In his biggest political dilemma to date, King Norodom Sihamoni has found himself being urged to act on the National Assembly’s vote to strip three opposition lawmakers of their immunity and the subsequent arrest of Cheam Channy.
Sam Rainsy Party members of parliament have written to the King, asking him to grant amnesty to Cheam Channy, but have not received a reply, opposition lawmaker Yim Sovann said Thursday.
“According to our Constitution, the King has the right to grant amnesty to everyone,” he said. “I don’t think he will ignore the situation. If he does, the country will become authoritarian.”
On Feb 3, US Senator Mitch McConnell in a statement urged the new King “to find his voice” over the situation. “The world awaits an indication of the character…of the new monarch,” McConnell wrote.
Those urging the new King to take action have pointed to past interventions by his father, retired King Norodom Sihanouk.
On March 21, 1998, then-King Sihanouk granted a full pardon to Assembly President Prince Norodom Ranariddh, who had already been convicted in court. Earlier that month, Phnom Penh Military Court had sentenced Prince Ranariddh to 35 years in prison after convicting him of plotting a coup with the Khmer Rouge and of illegally buying weapons.

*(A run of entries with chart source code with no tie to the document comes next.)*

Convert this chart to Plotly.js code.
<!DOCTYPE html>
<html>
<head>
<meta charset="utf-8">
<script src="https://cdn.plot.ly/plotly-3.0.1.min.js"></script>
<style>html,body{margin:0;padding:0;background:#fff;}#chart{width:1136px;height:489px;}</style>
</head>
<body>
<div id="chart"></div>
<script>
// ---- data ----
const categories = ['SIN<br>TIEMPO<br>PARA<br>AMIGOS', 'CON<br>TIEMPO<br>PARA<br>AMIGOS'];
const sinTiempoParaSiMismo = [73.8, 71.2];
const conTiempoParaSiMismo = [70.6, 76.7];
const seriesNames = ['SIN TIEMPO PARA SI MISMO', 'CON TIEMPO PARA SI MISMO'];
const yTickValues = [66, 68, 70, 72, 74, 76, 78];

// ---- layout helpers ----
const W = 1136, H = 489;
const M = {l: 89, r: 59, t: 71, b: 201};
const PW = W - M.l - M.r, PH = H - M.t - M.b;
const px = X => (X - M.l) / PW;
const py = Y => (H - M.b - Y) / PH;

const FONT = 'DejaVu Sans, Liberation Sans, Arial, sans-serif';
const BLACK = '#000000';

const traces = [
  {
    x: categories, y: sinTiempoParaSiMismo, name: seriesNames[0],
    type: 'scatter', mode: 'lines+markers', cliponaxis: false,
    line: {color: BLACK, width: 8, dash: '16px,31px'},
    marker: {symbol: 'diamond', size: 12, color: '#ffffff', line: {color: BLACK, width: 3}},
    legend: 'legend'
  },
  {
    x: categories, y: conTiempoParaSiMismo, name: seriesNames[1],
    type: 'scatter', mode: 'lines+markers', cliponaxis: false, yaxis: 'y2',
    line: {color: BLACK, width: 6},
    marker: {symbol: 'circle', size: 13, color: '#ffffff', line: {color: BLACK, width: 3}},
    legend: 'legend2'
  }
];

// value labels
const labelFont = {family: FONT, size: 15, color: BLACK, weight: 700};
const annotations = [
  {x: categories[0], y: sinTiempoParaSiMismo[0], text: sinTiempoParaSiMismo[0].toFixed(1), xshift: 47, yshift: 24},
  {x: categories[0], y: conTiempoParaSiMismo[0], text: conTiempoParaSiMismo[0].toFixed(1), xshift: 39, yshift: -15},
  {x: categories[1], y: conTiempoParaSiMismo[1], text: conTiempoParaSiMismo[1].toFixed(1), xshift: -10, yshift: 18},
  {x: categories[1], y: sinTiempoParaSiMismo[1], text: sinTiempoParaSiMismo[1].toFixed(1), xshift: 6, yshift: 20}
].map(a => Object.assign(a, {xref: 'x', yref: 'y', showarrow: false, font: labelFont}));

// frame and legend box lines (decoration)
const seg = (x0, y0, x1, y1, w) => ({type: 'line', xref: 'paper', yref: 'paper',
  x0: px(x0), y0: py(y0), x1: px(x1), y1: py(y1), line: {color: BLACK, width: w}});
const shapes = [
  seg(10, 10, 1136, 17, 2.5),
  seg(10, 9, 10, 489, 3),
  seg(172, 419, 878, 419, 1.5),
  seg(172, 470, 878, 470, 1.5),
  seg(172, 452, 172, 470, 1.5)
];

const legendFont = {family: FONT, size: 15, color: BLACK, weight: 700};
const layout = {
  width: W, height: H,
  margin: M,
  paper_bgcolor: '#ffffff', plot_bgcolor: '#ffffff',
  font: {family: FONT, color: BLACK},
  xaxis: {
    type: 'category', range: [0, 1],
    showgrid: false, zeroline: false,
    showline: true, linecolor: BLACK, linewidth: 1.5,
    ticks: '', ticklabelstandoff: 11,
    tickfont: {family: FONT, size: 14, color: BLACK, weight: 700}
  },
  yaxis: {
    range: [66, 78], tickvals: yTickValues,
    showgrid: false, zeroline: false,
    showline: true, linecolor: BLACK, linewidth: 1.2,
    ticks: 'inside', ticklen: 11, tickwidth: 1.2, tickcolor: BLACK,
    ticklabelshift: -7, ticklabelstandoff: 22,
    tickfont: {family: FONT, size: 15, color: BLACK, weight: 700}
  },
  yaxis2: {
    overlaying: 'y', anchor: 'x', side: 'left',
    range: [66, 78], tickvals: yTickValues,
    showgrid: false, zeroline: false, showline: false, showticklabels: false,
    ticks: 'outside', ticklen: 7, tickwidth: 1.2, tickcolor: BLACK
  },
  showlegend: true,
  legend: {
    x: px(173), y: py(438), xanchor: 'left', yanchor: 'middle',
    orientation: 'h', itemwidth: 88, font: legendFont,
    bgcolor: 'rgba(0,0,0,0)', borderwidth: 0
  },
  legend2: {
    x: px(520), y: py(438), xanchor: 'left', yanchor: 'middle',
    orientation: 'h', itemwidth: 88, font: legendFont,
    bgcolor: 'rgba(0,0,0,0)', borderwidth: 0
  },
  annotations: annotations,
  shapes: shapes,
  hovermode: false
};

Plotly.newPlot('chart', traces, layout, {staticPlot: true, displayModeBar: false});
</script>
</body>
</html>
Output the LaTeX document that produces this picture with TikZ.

“The situation was more serious then,” opposition lawmaker Son Chhay said of the pardon. “Why not Cheam Chhany?”
If Cheam Chhany is convicted, the King will be in a position to pardon him, CPP parliamentarian Cheam Yeap said. “The fish is not yet cooked,” he said.
But some predict the King will not become embroiled in the issue.
One diplomat said that due to his nonpolitical background, it is unlikely that Sihamoni will navigate the situation in the same manner as his father, who was a politician for the better part of his life.
However, he added: “It’s important for a country to rely on institutions rather than personalities…. It means democracy is maturing.”
Another foreign diplomat said King Sihamoni has not yet developed the political credentials to intervene on the issue. The retired King is likely grooming the King to play a political role similar to his own when he is no longer able to, the diplomat said. Lao Mong Hay of the Center for Social Development said it is more appropriate for the King to continue his visits to the rural poor and bi-monthly meetings with senior politicians, rather than intervening in the situation. “Let him settle down and get a good rapport with the government,” Lao Mong Hay said. “To gain moral authority takes…time.”